Originally Posted by bazingasmile
Without taking into account friction and resistance to the air, but while taking into account the gravitation force and the altitude. The weight $W$ is decreasing in terms of $x$ (altitude):
$P(x)=\dfrac{mgR^2}{(R+x)^2}$
$m$: Mass of the object
$g$: Gravitational force (at sea level)
$R$: Radius of Earth
$x$: Altitude

What is the speed of the object in terms of its altitude (we're looking for $v(x)$)?
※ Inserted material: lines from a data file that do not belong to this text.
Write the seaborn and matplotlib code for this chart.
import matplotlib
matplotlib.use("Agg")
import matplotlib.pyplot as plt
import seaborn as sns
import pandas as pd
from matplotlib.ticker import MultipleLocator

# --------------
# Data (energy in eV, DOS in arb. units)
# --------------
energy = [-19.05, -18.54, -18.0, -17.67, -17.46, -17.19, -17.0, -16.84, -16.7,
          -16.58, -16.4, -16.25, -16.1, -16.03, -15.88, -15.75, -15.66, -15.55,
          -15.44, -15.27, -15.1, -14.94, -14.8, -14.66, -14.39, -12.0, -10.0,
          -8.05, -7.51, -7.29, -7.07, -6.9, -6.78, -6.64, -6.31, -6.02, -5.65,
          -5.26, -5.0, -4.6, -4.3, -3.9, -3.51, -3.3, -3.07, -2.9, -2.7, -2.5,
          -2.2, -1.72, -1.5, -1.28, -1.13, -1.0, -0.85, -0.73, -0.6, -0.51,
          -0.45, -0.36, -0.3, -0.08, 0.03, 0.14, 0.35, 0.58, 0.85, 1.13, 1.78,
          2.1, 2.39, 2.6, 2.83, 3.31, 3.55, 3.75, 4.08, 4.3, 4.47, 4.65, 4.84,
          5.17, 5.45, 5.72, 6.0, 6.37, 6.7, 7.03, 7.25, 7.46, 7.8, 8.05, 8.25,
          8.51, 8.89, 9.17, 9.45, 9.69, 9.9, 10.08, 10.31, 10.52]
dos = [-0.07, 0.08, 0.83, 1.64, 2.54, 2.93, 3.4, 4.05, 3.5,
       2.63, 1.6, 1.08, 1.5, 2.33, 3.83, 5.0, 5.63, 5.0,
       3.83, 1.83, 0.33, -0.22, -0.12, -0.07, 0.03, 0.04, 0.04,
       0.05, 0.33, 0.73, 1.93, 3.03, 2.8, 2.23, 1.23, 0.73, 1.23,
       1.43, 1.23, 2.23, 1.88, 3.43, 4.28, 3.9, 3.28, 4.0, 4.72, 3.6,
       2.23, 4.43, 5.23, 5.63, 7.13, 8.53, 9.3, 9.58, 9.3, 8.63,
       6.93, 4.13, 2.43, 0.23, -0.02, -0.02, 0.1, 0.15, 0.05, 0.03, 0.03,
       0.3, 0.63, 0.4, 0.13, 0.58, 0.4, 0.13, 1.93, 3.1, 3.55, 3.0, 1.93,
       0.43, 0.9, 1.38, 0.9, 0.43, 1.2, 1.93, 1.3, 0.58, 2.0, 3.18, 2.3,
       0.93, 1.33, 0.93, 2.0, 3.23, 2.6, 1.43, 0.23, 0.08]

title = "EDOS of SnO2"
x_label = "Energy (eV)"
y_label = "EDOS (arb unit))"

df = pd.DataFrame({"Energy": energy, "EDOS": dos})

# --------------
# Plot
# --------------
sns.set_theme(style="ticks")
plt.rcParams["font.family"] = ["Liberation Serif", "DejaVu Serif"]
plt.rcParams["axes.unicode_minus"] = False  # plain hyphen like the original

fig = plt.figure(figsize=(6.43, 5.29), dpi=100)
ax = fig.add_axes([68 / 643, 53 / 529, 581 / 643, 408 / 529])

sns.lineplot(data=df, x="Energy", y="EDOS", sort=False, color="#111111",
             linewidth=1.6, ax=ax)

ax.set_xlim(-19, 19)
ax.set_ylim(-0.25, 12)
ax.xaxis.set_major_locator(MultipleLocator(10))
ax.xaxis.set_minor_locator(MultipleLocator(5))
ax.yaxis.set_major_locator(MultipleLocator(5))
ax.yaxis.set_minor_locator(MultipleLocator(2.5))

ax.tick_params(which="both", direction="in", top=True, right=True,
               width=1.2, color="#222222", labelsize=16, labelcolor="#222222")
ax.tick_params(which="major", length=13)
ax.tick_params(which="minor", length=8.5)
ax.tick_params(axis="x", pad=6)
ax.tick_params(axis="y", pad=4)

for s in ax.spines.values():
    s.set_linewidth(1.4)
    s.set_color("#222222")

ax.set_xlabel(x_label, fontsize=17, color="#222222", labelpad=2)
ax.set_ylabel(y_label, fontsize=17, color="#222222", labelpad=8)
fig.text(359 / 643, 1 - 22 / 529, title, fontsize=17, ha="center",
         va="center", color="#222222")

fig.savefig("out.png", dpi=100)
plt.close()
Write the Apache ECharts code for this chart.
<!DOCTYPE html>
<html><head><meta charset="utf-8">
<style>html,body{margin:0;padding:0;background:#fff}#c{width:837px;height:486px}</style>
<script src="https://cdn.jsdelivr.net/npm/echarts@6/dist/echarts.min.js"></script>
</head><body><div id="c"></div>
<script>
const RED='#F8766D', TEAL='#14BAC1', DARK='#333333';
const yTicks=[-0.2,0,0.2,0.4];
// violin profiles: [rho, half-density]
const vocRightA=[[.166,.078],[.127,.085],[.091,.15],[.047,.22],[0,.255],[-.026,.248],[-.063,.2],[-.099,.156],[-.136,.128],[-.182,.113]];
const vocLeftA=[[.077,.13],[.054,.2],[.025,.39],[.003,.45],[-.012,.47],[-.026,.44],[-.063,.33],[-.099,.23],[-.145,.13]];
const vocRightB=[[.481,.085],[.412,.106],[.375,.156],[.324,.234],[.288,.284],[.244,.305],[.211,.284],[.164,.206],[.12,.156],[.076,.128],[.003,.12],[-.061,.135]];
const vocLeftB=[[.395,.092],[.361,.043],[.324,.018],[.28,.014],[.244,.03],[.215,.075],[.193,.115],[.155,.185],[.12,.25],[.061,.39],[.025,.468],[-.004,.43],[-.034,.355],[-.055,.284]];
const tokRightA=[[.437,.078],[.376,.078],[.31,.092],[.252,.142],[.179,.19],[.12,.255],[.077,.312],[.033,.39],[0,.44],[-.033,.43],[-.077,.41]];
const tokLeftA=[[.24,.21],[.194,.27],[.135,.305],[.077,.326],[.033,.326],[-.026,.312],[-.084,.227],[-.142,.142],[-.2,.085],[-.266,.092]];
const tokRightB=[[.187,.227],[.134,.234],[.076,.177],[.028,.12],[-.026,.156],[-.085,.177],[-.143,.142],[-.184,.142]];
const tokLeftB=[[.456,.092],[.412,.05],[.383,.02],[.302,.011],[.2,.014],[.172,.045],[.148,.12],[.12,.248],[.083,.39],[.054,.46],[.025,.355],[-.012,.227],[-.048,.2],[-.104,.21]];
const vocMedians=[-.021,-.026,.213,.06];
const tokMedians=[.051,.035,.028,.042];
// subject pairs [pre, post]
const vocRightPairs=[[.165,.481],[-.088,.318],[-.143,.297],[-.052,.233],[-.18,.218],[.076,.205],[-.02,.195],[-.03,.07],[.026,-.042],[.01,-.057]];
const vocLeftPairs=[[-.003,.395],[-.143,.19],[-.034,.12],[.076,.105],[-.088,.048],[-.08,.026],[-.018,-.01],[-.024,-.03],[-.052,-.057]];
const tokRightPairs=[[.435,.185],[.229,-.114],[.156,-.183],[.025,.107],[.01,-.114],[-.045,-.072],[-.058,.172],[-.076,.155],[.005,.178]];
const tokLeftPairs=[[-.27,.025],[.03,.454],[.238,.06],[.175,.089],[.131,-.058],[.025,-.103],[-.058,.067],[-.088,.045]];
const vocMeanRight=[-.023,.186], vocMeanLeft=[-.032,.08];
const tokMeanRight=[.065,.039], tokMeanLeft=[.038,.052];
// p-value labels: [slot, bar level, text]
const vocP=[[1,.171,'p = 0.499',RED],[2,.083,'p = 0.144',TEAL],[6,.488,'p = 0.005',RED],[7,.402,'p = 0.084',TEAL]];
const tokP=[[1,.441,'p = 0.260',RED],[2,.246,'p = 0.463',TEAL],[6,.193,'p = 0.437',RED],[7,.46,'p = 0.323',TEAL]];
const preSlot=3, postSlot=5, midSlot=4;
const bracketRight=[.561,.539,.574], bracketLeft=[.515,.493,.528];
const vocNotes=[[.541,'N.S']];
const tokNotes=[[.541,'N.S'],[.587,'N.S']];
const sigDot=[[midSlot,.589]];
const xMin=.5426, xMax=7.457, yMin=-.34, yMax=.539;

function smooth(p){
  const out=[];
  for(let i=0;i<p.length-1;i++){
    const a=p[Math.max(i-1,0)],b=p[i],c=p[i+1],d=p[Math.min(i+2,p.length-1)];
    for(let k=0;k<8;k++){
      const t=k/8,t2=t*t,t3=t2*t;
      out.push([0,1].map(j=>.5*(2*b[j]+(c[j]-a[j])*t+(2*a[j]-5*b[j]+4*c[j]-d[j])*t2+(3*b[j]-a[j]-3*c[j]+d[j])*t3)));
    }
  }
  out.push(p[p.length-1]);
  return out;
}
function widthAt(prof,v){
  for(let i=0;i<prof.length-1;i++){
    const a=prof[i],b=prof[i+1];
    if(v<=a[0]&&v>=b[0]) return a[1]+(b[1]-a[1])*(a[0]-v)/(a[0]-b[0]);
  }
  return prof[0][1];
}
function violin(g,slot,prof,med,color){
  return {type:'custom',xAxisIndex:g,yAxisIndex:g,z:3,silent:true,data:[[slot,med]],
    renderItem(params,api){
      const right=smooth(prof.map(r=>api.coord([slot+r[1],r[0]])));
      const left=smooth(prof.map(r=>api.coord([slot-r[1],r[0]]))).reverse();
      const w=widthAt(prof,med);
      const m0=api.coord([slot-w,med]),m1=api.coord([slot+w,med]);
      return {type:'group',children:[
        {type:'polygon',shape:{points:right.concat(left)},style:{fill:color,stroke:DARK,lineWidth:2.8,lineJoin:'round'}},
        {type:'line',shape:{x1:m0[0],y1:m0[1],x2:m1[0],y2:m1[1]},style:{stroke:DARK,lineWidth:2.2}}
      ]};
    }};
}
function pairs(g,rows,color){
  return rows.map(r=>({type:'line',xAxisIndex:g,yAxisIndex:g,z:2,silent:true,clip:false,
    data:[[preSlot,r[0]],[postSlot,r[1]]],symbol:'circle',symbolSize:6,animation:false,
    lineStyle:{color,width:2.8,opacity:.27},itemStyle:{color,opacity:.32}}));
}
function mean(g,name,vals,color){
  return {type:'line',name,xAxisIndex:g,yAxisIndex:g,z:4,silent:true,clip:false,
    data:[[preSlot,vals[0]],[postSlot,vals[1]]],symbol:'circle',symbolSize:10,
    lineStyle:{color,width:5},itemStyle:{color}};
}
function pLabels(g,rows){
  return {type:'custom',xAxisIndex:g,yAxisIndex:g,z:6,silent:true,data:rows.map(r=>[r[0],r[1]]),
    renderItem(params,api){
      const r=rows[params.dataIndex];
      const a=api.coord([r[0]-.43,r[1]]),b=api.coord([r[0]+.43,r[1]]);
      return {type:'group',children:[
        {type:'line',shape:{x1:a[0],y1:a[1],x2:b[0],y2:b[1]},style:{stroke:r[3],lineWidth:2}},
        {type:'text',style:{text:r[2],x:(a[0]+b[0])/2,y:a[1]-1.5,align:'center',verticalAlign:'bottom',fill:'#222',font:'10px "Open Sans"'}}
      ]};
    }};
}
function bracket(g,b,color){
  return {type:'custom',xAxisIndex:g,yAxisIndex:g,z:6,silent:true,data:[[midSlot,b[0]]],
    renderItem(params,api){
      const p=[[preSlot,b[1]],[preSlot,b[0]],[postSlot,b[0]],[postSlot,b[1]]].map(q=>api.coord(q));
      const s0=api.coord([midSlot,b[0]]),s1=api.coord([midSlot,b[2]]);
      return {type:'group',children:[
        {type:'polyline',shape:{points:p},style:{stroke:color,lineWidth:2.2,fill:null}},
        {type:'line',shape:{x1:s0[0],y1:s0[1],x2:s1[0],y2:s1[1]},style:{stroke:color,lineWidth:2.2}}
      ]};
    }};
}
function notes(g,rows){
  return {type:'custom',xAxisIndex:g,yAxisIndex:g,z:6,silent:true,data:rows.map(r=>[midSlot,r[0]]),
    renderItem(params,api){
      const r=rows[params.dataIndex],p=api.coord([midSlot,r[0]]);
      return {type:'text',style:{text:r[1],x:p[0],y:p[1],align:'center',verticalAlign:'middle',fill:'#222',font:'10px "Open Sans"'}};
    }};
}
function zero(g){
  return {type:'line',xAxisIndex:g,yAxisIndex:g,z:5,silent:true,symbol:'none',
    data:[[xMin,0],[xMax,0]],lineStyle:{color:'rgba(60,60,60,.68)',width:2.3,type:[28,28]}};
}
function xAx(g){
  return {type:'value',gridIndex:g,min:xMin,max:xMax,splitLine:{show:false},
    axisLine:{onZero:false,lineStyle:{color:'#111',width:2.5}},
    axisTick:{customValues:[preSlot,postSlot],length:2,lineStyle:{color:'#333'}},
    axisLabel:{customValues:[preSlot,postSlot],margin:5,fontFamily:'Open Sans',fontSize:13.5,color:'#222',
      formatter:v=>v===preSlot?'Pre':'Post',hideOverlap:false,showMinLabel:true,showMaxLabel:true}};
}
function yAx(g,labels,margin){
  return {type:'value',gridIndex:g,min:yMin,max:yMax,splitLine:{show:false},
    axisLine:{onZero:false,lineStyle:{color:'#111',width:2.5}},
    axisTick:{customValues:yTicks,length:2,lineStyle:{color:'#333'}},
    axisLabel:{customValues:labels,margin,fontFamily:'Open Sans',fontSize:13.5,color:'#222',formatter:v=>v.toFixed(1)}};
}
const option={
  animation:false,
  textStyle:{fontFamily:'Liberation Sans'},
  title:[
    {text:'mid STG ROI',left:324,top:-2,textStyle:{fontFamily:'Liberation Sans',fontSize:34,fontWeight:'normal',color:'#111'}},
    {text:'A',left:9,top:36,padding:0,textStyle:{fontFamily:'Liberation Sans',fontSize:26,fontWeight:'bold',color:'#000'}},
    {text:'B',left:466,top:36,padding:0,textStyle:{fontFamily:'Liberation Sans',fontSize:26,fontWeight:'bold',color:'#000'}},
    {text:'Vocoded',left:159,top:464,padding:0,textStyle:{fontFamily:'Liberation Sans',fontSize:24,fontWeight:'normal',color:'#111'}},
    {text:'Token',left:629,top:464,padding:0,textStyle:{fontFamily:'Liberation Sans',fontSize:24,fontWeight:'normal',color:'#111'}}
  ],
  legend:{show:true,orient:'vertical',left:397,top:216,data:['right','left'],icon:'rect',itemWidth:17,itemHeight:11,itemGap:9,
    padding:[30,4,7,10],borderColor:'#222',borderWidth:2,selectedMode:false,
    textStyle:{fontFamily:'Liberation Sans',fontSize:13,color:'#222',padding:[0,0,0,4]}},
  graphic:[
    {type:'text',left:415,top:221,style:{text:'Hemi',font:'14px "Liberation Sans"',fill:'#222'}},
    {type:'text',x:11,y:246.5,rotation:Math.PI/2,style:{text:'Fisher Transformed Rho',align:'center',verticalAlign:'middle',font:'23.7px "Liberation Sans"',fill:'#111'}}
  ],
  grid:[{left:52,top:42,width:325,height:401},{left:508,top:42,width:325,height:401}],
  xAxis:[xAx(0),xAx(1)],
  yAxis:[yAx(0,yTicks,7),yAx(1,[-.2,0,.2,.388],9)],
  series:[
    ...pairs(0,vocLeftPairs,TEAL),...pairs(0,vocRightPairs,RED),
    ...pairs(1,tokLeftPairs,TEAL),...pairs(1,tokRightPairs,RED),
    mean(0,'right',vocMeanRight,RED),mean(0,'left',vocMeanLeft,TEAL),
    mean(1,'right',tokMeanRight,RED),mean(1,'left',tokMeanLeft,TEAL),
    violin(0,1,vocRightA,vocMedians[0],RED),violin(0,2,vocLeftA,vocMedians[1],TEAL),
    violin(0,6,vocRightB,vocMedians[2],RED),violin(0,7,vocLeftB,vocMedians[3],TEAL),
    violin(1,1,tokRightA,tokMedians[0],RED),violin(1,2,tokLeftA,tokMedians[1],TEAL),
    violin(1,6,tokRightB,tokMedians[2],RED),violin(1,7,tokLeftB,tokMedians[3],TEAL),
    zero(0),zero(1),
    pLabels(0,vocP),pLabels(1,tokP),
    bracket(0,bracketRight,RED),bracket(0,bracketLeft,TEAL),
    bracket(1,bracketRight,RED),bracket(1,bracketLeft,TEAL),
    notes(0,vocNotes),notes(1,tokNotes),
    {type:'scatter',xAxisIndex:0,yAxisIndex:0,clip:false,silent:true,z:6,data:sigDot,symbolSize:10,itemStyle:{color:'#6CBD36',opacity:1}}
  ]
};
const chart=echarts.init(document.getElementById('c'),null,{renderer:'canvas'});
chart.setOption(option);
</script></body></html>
I'm trying hard to resolve this equation but just can't find how to relate it to the altitude instead of the time.

Thanks to anyone who takes the time to answer this question. Good night,

$\displaystyle F = ma \implies a = \frac{gR^2}{(R + x)^2}$

Now we know that a = dv/dt, so
$\displaystyle \frac{dv}{dt} = \frac{gR^2}{(R + x)^2}$

And using the chain rule:
$\displaystyle \frac{dv}{dt} = \frac{dv}{dx} \frac{dx}{dt} = \frac{dv}{dx} \cdot v(x)$

So we have the differential equation:
$\displaystyle v(x) \cdot \frac{dv}{dx} - \frac{gR^2}{(R + x)^2} = 0$

Can you take it from here?

-Dan
• February 17th 2011, 10:23 PM
bazingasmile
Thank you
Thank you very much.
I'm not stuck anymore!
Thanks for also pointing out my typo.

G.
• February 18th 2011, 05:44 AM
topsquark
Quote:

Originally Posted by bazingasmile
Thank you very much.
I'm not stuck anymore!
Thanks for also pointing out my typo.

G.

Always happy to help out. (Sun)

-Dan